Standard Deviation, Root Mean Square and the Central Moments (Statistics in Erlang part 3)

8:19 pm Erlang, Math, Programming, Statistics, Tools and Libraries

[digg-reddit-me]These are standard statistical tools for measuring differences, drift and error within sets, as well as Kth moments about the mean.  Central moments are also the building blocks of skewness and kurtosis, which are covered in a later post.  Root mean square is particularly useful as a measure of set error.  Standard deviation is great for figuring out how much spread/differentiation there is within a set.

This code requires the arithmetic mean stuff from Statistics in Erlang part 1.  There’s interesting, unrelated stuff in Part 2.

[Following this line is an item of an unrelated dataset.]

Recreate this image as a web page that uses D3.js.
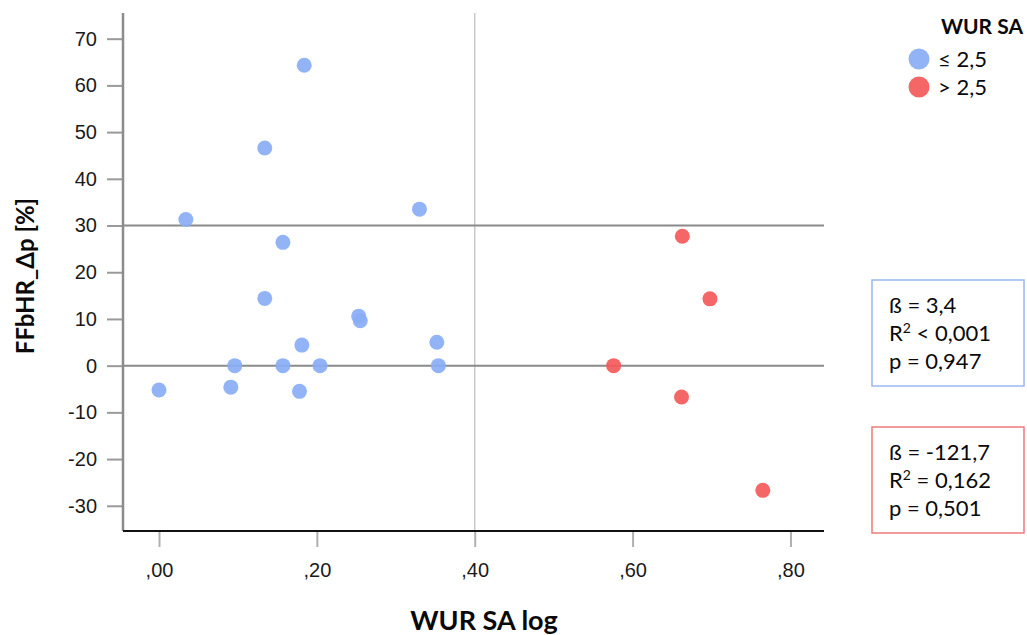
<!DOCTYPE html>
<html>
<head>
<meta charset="utf-8">
<script src="https://cdn.jsdelivr.net/npm/d3@7"></script>
<style>
  body { margin: 0; background: #fff; }
  svg { display: block; }
  .tick text { font-family: "Liberation Sans", Arial, sans-serif; font-size: 20px; fill: #1a1a1a; }
  .lbl { font-family: Lato, "Open Sans", sans-serif; fill: #0a0a0a; }
</style>
</head>
<body>
<div id="chart"></div>
<script>
// data
var lowX  = [0.000, 0.034, 0.184, 0.134, 0.157, 0.134, 0.330, 0.253, 0.255, 0.096, 0.091, 0.157, 0.181, 0.178, 0.204, 0.352, 0.354];
var lowY  = [-5.2, 31.3, 64.3, 46.6, 26.4, 14.4, 33.5, 10.6, 9.6, 0.0, -4.6, 0.0, 4.4, -5.5, 0.0, 5.0, 0.0];
var highX = [0.663, 0.698, 0.576, 0.662, 0.765];
var highY = [27.7, 14.3, 0.0, -6.7, -26.7];

var xTicks = [0, 0.2, 0.4, 0.6, 0.8];
var yTicks = [-30, -20, -10, 0, 10, 20, 30, 40, 50, 60, 70];
var refY = [0, 30];
var refX = [0.4];

var groups = ["≤ 2,5", "> 2,5"];
var statsLow  = [["ß = 3,4"], ["R", "2", " < 0,001"], ["p = 0,947"]];
var statsHigh = [["ß = -121,7"], ["R", "2", " = 0,162"], ["p = 0,501"]];

var blue = "#89aef5", red = "#f45a5a";

var w = 1027, h = 635;
var pl = 123, pr = 824, pt = 13, pb = 531;

var svg = d3.select("#chart").append("svg")
  .attr("width", w)
  .attr("height", h);

var x = d3.scaleLinear().domain([-0.0456, 0.8425]).range([pl, pr]);
var y = d3.scaleLinear().domain([-35.4, 75.5]).range([pb, pt]);

// reference lines
svg.selectAll("line.vref").data(refX).enter().append("line")
  .attr("x1", function(d) { return x(d); })
  .attr("x2", function(d) { return x(d); })
  .attr("y1", pt).attr("y2", pb)
  .attr("stroke", "#c9c9c9").attr("stroke-width", 1.5);

svg.selectAll("line.href").data(refY).enter().append("line")
  .attr("x1", pl).attr("x2", pr)
  .attr("y1", function(d) { return y(d); })
  .attr("y2", function(d) { return y(d); })
  .attr("stroke", "#8a8a8a").attr("stroke-width", 2);

// axes
var yAxis = svg.append("g")
  .attr("transform", "translate(" + pl + ",0)")
  .call(d3.axisLeft(y).tickValues(yTicks).tickSize(16).tickPadding(10)
    .tickFormat(function(d) { return String(d); }));
yAxis.select(".domain").remove();
yAxis.selectAll(".tick line").attr("stroke", "#9a9a9a").attr("stroke-width", 2);

var xAxis = svg.append("g")
  .attr("transform", "translate(0," + pb + ")")
  .call(d3.axisBottom(x).tickValues(xTicks).tickSize(16).tickPadding(16)
    .tickFormat(function(d) { return d3.format(".2f")(d).replace("0.", ","); }));
xAxis.select(".domain").remove();
xAxis.selectAll(".tick line").attr("stroke", "#b0b0b0").attr("stroke-width", 2);

svg.append("line")
  .attr("x1", pl).attr("x2", pl).attr("y1", pt).attr("y2", pb)
  .attr("stroke", "#8c8c8c").attr("stroke-width", 2.5);
svg.append("line")
  .attr("x1", pl).attr("x2", pr).attr("y1", pb).attr("y2", pb)
  .attr("stroke", "#111").attr("stroke-width", 2);

// points
var pts = lowX.map(function(d, i) { return {x: d, y: lowY[i], c: blue}; })
  .concat(highX.map(function(d, i) { return {x: d, y: highY[i], c: red}; }));

svg.selectAll("circle.pt").data(pts).enter().append("circle")
  .attr("class", "pt")
  .attr("cx", function(d) { return x(d.x); })
  .attr("cy", function(d) { return y(d.y); })
  .attr("r", 7.5)
  .attr("fill", function(d) { return d.c; })
  .attr("fill-opacity", 0.92);

// axis titles
svg.append("text").attr("class", "lbl")
  .attr("x", 484).attr("y", 630)
  .attr("text-anchor", "middle")
  .style("font-size", "27px").style("font-weight", "bold")
  .text("WUR SA log");

svg.append("text").attr("class", "lbl")
  .attr("transform", "translate(34,276) rotate(-90)")
  .attr("text-anchor", "middle")
  .style("font-size", "24px").style("font-weight", "bold")
  .text("FFbHR_Δp [%]");

// legend
svg.append("text").attr("class", "lbl")
  .attr("x", 1023).attr("y", 34)
  .attr("text-anchor", "end")
  .style("font-size", "21px").style("font-weight", "bold")
  .text("WUR SA");

var leg = svg.selectAll("g.leg").data(groups).enter().append("g")
  .attr("transform", function(d, i) { return "translate(919," + (59 + i * 28) + ")"; });
leg.append("circle").attr("r", 10.5)
  .attr("fill", function(d, i) { return i ? red : blue; })
  .attr("fill-opacity", 0.92);
leg.append("text").attr("class", "lbl")
  .attr("x", 19).attr("dy", "0.35em")
  .style("font-size", "22px")
  .text(function(d) { return d; });

// stats boxes
function statBox(lines, y0, col) {
  svg.append("rect")
    .attr("x", 872).attr("y", y0).attr("width", 152).attr("height", 106)
    .attr("fill", "none").attr("stroke", col).attr("stroke-width", 1.5);
  var t = svg.selectAll(null).data(lines).enter().append("text").attr("class", "lbl")
    .attr("x", 889)
    .attr("y", function(d, i) { return y0 + 25 + i * 28; })
    .attr("dy", "0.35em")
    .style("font-size", "22px");
  t.each(function(parts) {
    var el = d3.select(this);
    parts.forEach(function(p, k) {
      var s = el.append("tspan").text(p);
      if (parts.length > 1 && k === 1) s.attr("baseline-shift", "super").style("font-size", "14px");
    });
  });
}
statBox(statsLow, 280, "#9bb8f2");
statBox(statsHigh, 427, "#ef7a7a");
</script>
</body>
</html>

As usual, this code is part of the ScUtil library.  ScUtil is free and MIT license, because the GPL is evil.

This implements issue 128.  This implements issue 138.  This finishes implementing issue 119.

std_deviation(Values) when is_list(Values) ->
    Mean = arithmetic_mean(Values),
    math:sqrt(arithmetic_mean([ (Val-Mean)*(Val-Mean) || Val <- Values ])).

root_mean_square(List) when is_list(List) ->
    math:sqrt(arithmetic_mean([ Val*Val || Val <- List ])).

central_moments(Items) ->
    Cnt  = length(Items),
    Mean = lists:sum(Items) / Cnt,
    TFun = fun(X) ->
        Base = X-Mean, B2=Base*Base, B3=B2*Base, B4=B3*Base, {B2,B3,B4}
    end,
    collapse_central_moments(Cnt, [ TFun(I) || I <- Items ], {0,0,0}).

collapse_central_moments(N, [], {WM2, WM3, WM4}) ->
    { WM2/N, WM3/N, WM4/N };

collapse_central_moments(N, [{I2,I3,I4}|Rem], {WM2, WM3, WM4}) ->
    collapse_central_moments(N, Rem, {I2+WM2, I3+WM3, I4+WM4}).

4 Responses

  1. Anders Nygren Says:

    Statistics are an area with little support in erlang at the moment so I think that this is a good initiative.
    But You need to be more careful with how many times You traverse the lists of values.
    For instance in std_deviation You traverse the list 5 times. I seem to remember from my statistics course, (>25 years ago), that it is possible to calculate stddev with only one traversal.

  2. Anders Nygren Says:

    To follow up on my previous comment. Like this


    stddev(L) ->
    {SqSum, Sum, Len} = lists:foldl(fun (X, {K,S,N}) ->
    {K+X*X,S+X,N+1}
    end, {0,0,0}, L),
    Mean = Sum/Len,
    math:sqrt(SqSum/Len-Mean*Mean).

  3. hir Says:

    hello,
    Would you please tell me what the standard moments (stage 5 & 6) show about a specific distribution?for example B4 (standard moment stage 4) showes the kurtosis and B3 showes the skewness.Please tell me what B5 & B6 show.
    thanks

  4. John Haugeland Says:

    There aren’t default names for the fifth and sixth central moments, as far as I know. If you find some, let me know, and I’ll wrap them.